As shown by the work described above, local civil rights efforts have been effective at curtailing the level of criminalization in individual neighborhoods and cities. Important victories have been won, but they have been separated by geographical boundaries. They need to be joined. And that is the mission of WRAP.

In our short history, we have built strategic relationships across local boundaries that unite community organizers, poverty and civil rights activists, students, the faith community, public defenders and progressive lawyers; organized a regional "House Keys not Handcuffs" action at the federal building in San Francisco that brought together over 1,000 people from up and down the West Coast; and documented the impact of "quality of life" policing on over 300 self-identified homeless and mentally ill people in eight cities, which found that nearly 80 pervent of the people surveyed had been stopped, arrested, or cited for "quality of life" offenses. WRAP is presenting this research in Washington, D.C .this June.

We are currently organizing a Community Congress for August that will bring together hundreds of grassroots leaders from our member organizations' communities. It will include know-your-rights, citation defense and Community Watch trainings, as well as strategic planning on combatting discriminatory "quality of life" laws, enforcement, prosecution and homeless courts on a regional level.

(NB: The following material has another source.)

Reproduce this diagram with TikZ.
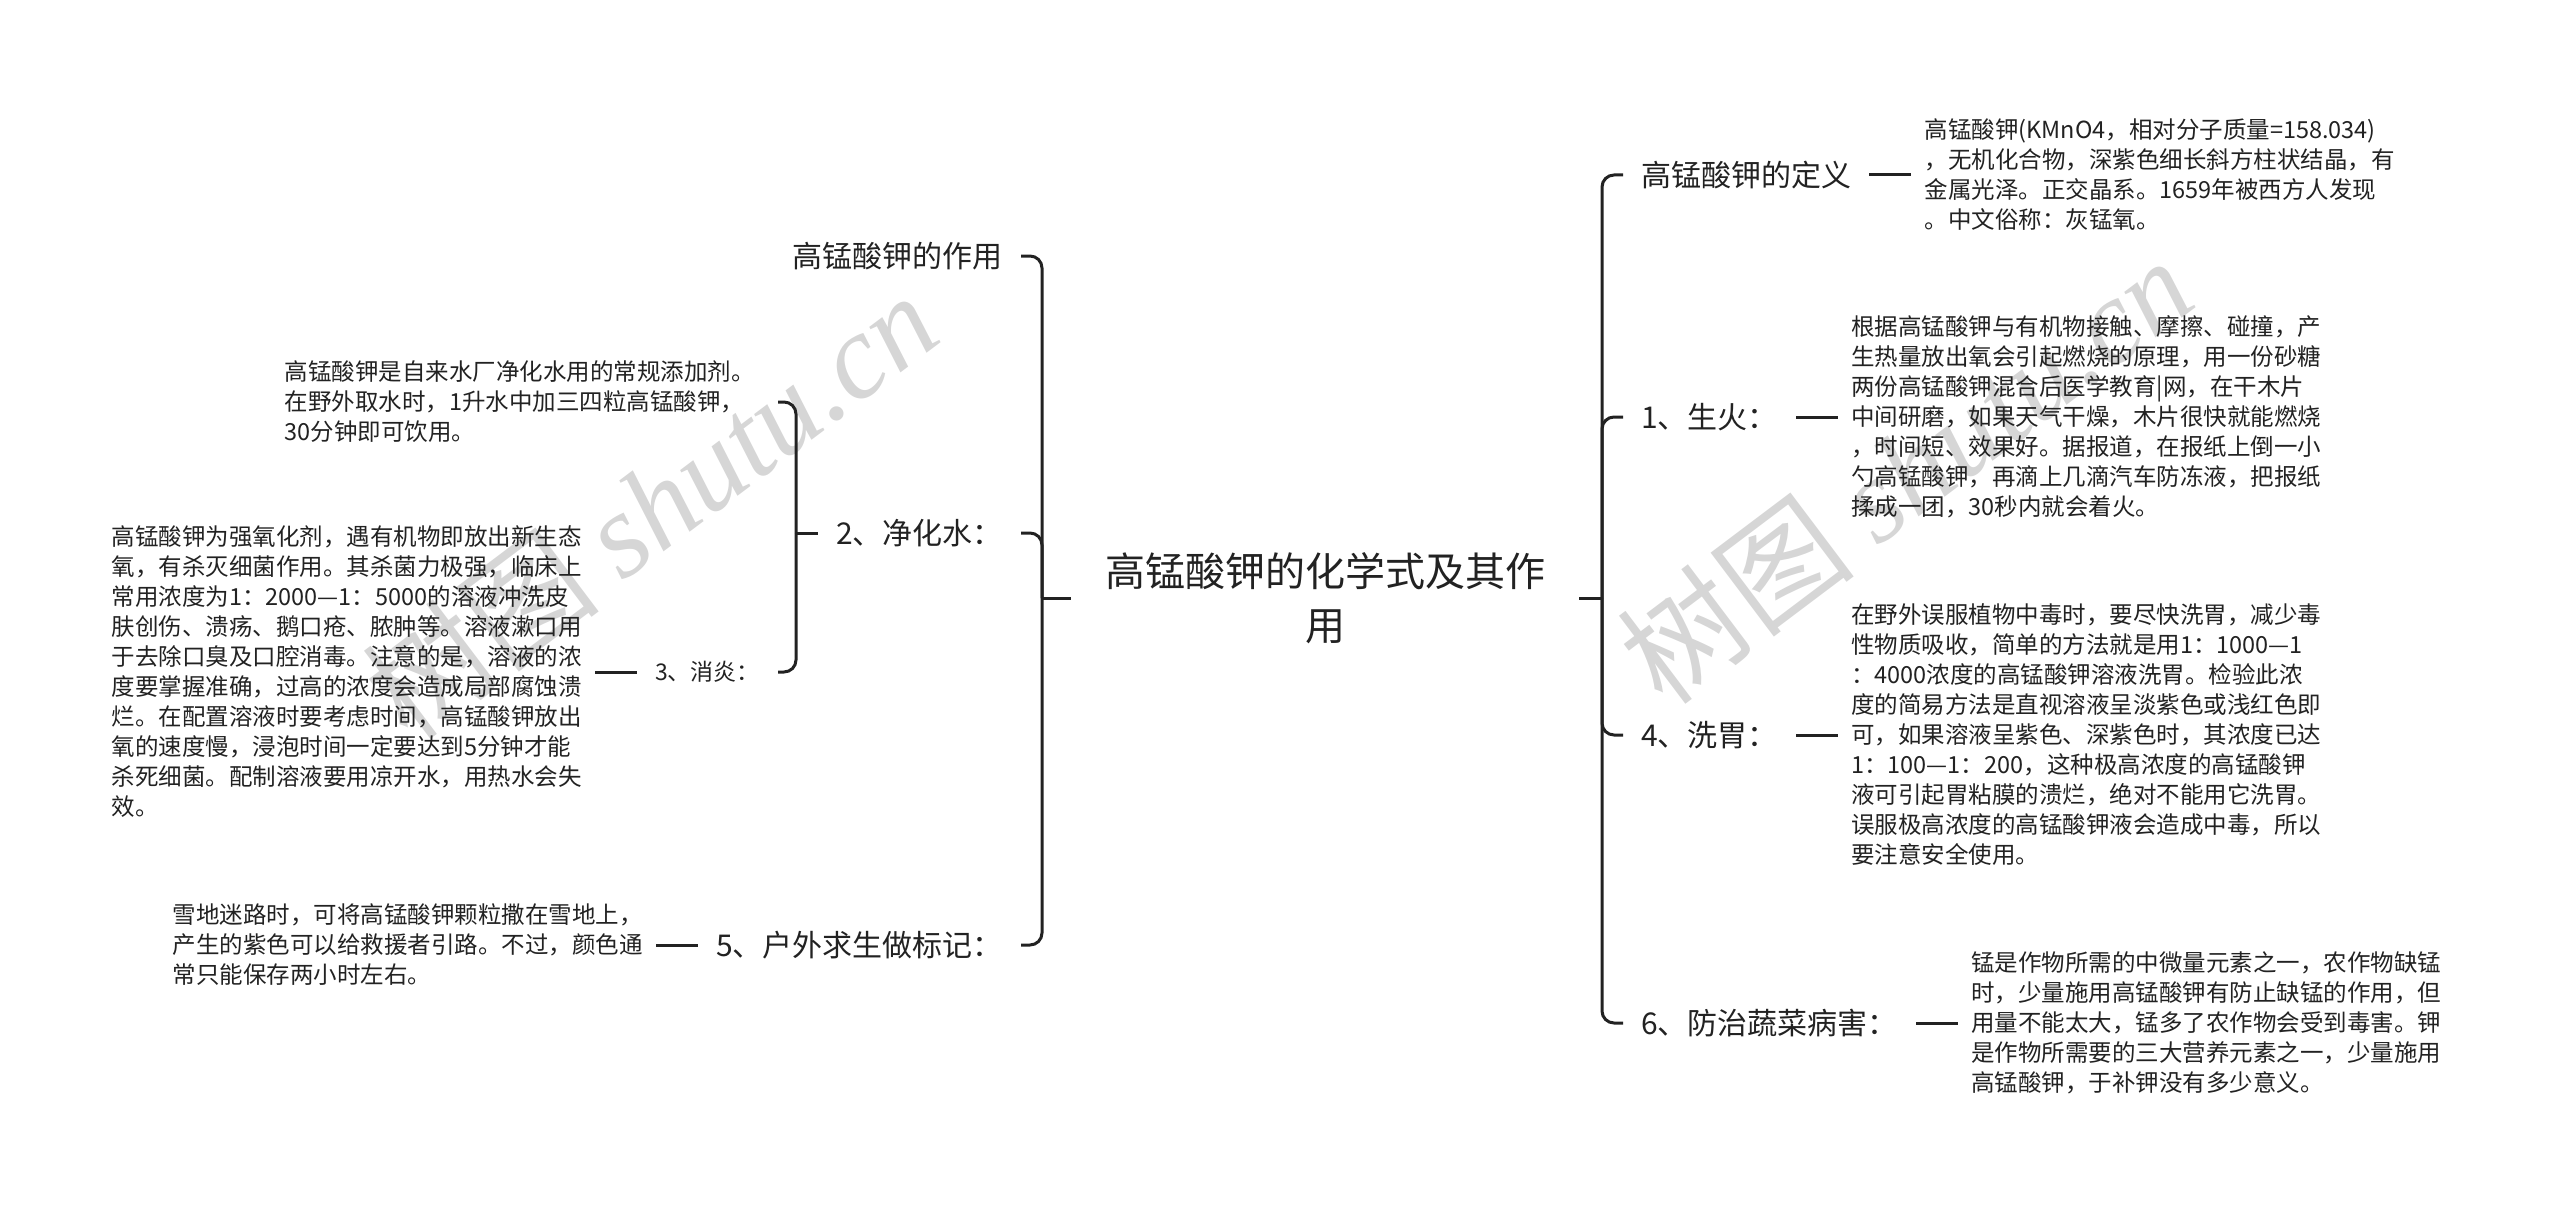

Throughout the many civil rights struggles in our nation's past, communities have bound together to fight for a more inclusive democracy. The abolitionist, women's rights, labor, civil rights, disability rights and environmental movements have all shown that change happens on a large scale only when pockets of resistance create a network of support and solidarity. The collective resistance forming to the present injustice of "quality of life" laws is no different.